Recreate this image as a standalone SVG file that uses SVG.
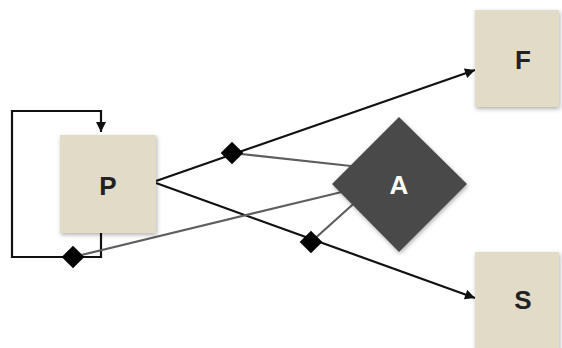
<svg xmlns="http://www.w3.org/2000/svg" width="562" height="348" viewBox="0 0 562 348">
<style>
.box{fill:#e2dbc8;}
.lbl{font-family:"Liberation Sans",Arial,sans-serif;font-weight:bold;font-size:26px;fill:#222;text-anchor:middle;dominant-baseline:central;}
.flow{stroke:#111;stroke-width:2.2;fill:none;}
.gray{stroke:#5e5e5e;stroke-width:2.2;fill:none;}
.dm{fill:#000;}
</style>
<defs>
<marker id="arr" viewBox="0 0 10 10" refX="10" refY="5" markerWidth="11" markerHeight="10" orient="auto" markerUnits="userSpaceOnUse">
<path d="M0,0 L10,5 L0,10 z" fill="#111"/>
</marker>
<filter id="sh" x="-20%" y="-20%" width="140%" height="140%">
<feDropShadow dx="1" dy="2" stdDeviation="2" flood-color="#000" flood-opacity="0.3"/>
</filter>
</defs>
<g id="connectors">
<path class="flow" d="M101,233 L101,257 L12,257 L12,111 L101,111 L101,132" marker-end="url(#arr)"/>
<line class="flow" x1="156" y1="181" x2="475" y2="70" marker-end="url(#arr)"/>
<line class="flow" x1="156" y1="183" x2="475" y2="298" marker-end="url(#arr)"/>
<line class="gray" x1="232" y1="153" x2="360" y2="167"/>
<line class="gray" x1="73" y1="257" x2="350" y2="190"/>
<line class="gray" x1="311" y1="242" x2="360" y2="198"/>
<rect class="dm" x="-8" y="-8" width="16" height="16" transform="translate(232,153) rotate(45)"/>
<rect class="dm" x="-8" y="-8" width="16" height="16" transform="translate(73,257) rotate(45)"/>
<rect class="dm" x="-8" y="-8" width="16" height="16" transform="translate(311,242) rotate(45)"/>
</g>
<g id="P">
<rect class="box" x="60" y="135" width="96" height="98" filter="url(#sh)"/>
<text class="lbl" x="108" y="186">P</text>
</g>
<g id="F">
<rect class="box" x="475" y="10" width="84" height="97" filter="url(#sh)"/>
<text class="lbl" x="523" y="60">F</text>
</g>
<g id="S">
<rect class="box" x="475" y="252" width="84" height="100" filter="url(#sh)"/>
<text class="lbl" x="523" y="300">S</text>
</g>
<g id="A">
<path d="M399,117 L467,184 L399,252 L332,184 Z" fill="#4a4a4a" filter="url(#sh)"/>
<text class="lbl" x="399" y="185" style="fill:#fff">A</text>
</g>
</svg>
§ §
## Challenge
Skip every picture and transcribe the data above exactly.

## Final answer
Recreate this image as a standalone SVG file that uses SVG.
<svg xmlns="http://www.w3.org/2000/svg" width="562" height="348" viewBox="0 0 562 348">
<style>
.box{fill:#e2dbc8;}
.lbl{font-family:"Liberation Sans",Arial,sans-serif;font-weight:bold;font-size:26px;fill:#222;text-anchor:middle;dominant-baseline:central;}
.flow{stroke:#111;stroke-width:2.2;fill:none;}
.gray{stroke:#5e5e5e;stroke-width:2.2;fill:none;}
.dm{fill:#000;}
</style>
<defs>
<marker id="arr" viewBox="0 0 10 10" refX="10" refY="5" markerWidth="11" markerHeight="10" orient="auto" markerUnits="userSpaceOnUse">
<path d="M0,0 L10,5 L0,10 z" fill="#111"/>
</marker>
<filter id="sh" x="-20%" y="-20%" width="140%" height="140%">
<feDropShadow dx="1" dy="2" stdDeviation="2" flood-color="#000" flood-opacity="0.3"/>
</filter>
</defs>
<g id="connectors">
<path class="flow" d="M101,233 L101,257 L12,257 L12,111 L101,111 L101,132" marker-end="url(#arr)"/>
<line class="flow" x1="156" y1="181" x2="475" y2="70" marker-end="url(#arr)"/>
<line class="flow" x1="156" y1="183" x2="475" y2="298" marker-end="url(#arr)"/>
<line class="gray" x1="232" y1="153" x2="360" y2="167"/>
<line class="gray" x1="73" y1="257" x2="350" y2="190"/>
<line class="gray" x1="311" y1="242" x2="360" y2="198"/>
<rect class="dm" x="-8" y="-8" width="16" height="16" transform="translate(232,153) rotate(45)"/>
<rect class="dm" x="-8" y="-8" width="16" height="16" transform="translate(73,257) rotate(45)"/>
<rect class="dm" x="-8" y="-8" width="16" height="16" transform="translate(311,242) rotate(45)"/>
</g>
<g id="P">
<rect class="box" x="60" y="135" width="96" height="98" filter="url(#sh)"/>
<text class="lbl" x="108" y="186">P</text>
</g>
<g id="F">
<rect class="box" x="475" y="10" width="84" height="97" filter="url(#sh)"/>
<text class="lbl" x="523" y="60">F</text>
</g>
<g id="S">
<rect class="box" x="475" y="252" width="84" height="100" filter="url(#sh)"/>
<text class="lbl" x="523" y="300">S</text>
</g>
<g id="A">
<path d="M399,117 L467,184 L399,252 L332,184 Z" fill="#4a4a4a" filter="url(#sh)"/>
<text class="lbl" x="399" y="185" style="fill:#fff">A</text>
</g>
</svg>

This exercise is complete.